Friday, 24 January 2025

Bring back the personal computer

Or is it back already?

I've now been exposed to video games and computering technologies for almost as long as I've been alive, which is nearly five decades at the time of writing, so won't be any fewer decades by the time you, my dear reader, are scrutinising yet another of my blog posts. As you can guess, I've seen lots of different technologies, from the Binatone Pong styled games, to the Texas TI99/4a (a robots game that I don't remember the name of) to the most modern days whatever it is that my favourite daughter plays on these ere games consoles.

Mentioning games consoles, I was never a fan. Whilst I saw some use of pocket or portable systems, the Atari Lynx, for instance, has allowed me many hours of escapism over the years. But dedicated consoles? Where was the keyboard? And why make such obviously powerful and useful technologies difficult to program? Okay, so I get the point that because home computers like the Sinclair and Commodore offerings could be programmed by anyone meant that whilst there was an abundance of software, that didn't mean you got quality releases. The big N, with its zealous control over releases for it's so-called Entertainment Systems might not boast nearly as many games as the working class ZX Spectrum, or the slightly more upmarket Commodore C64 - and even the "flash in the pan" VIC-20 managed nearly as many releases - at least each release was of a certain quality, right? I also found it rather puzzling that the company that rhymes with Tintendo (or that's how someone from t'north of England might pronounce it, well almost) had to have "official" magazines too, but as a scholar of Professor Marshall McLuhan, I know what he meant with his "The Medium is the Message" theory. Put a seal of quality on your game boxes, and then publish glossy literature to say how quality those quality releases are. Clever.

For me, the computer was always King, until the market stopped producing personal computers and started making the same thing in a different box, allowing monopolisation to take over so that ultimately corporations could benefit from the fact that the office computer was now also essentially the home computer (and also the dangers of that being the case too). But before I blame IBM or whoever for monopolisation, this happened early on in the UK market too, one might argue. Britain produced many computer systems in the early 1980s; offerings from Tangerine with its Oric, Memotech, Dragon Data, Acorn and Sinclair were just some of the companies slugging it out, and one might conclude that Sinclair won the first round, but was then absorbed into Amstrad. At least some plurality survived through the 1980s and into the early 1990s though. And Apple are still a thing today. At least it was there at the start thanks to the technical genius of Steve Wozniak. But Apple has mainly pioneered the high consumer price point, finding a niche that the standard PC could not compete in. The same could have been for the Amiga and Atari ST but for some dubious decisions at Commodore and Atari Corp. The Amiga was way ahead of the market when it came to graphics, and shouldn't have let that one slip, but somehow it did.
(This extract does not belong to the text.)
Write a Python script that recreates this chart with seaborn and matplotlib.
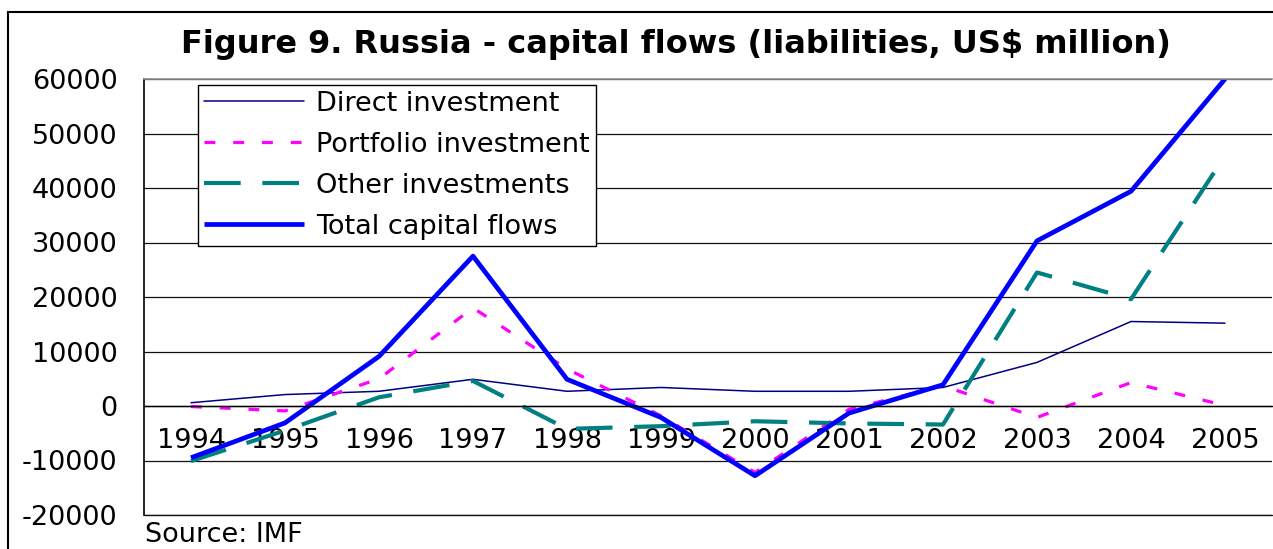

Anyway, I started this post thinking I'd write about one thing, and through some mental meandering I end up in a completely different place. I guess this happens sometimes. Like many of you, I miss the days when computers were more joyful and personal, and different machines had different strengths or weaknesses. The Amstrad CPC range for instance had... well I'm unable to think of any strengths for that particular system. But I found an entertaining 10 line BASIC game for the ZX81, which was a simple memory game. Of course, because it was BASIC, I had to do my refactoring to reduce the number of BASIC bytes it was using, then I made it so that the screen cleared between each level without adding a new line number, because that for me is what I love about computers. Or at least the computers from the 1980s. I'd say "bring back the personal computer", but in many cases some people already have; the MEGA 65, Ultimate64 Elite, Sinclair ZX Spectrum Next, Omni 128/128HD and the various offerings from Retro Games Ltd, such as THE400 Mini and THEA500 Mini (although neither have a working keyboard as standard, something I grumbled about above with games consoles, a USB keyboard is easy enough to add).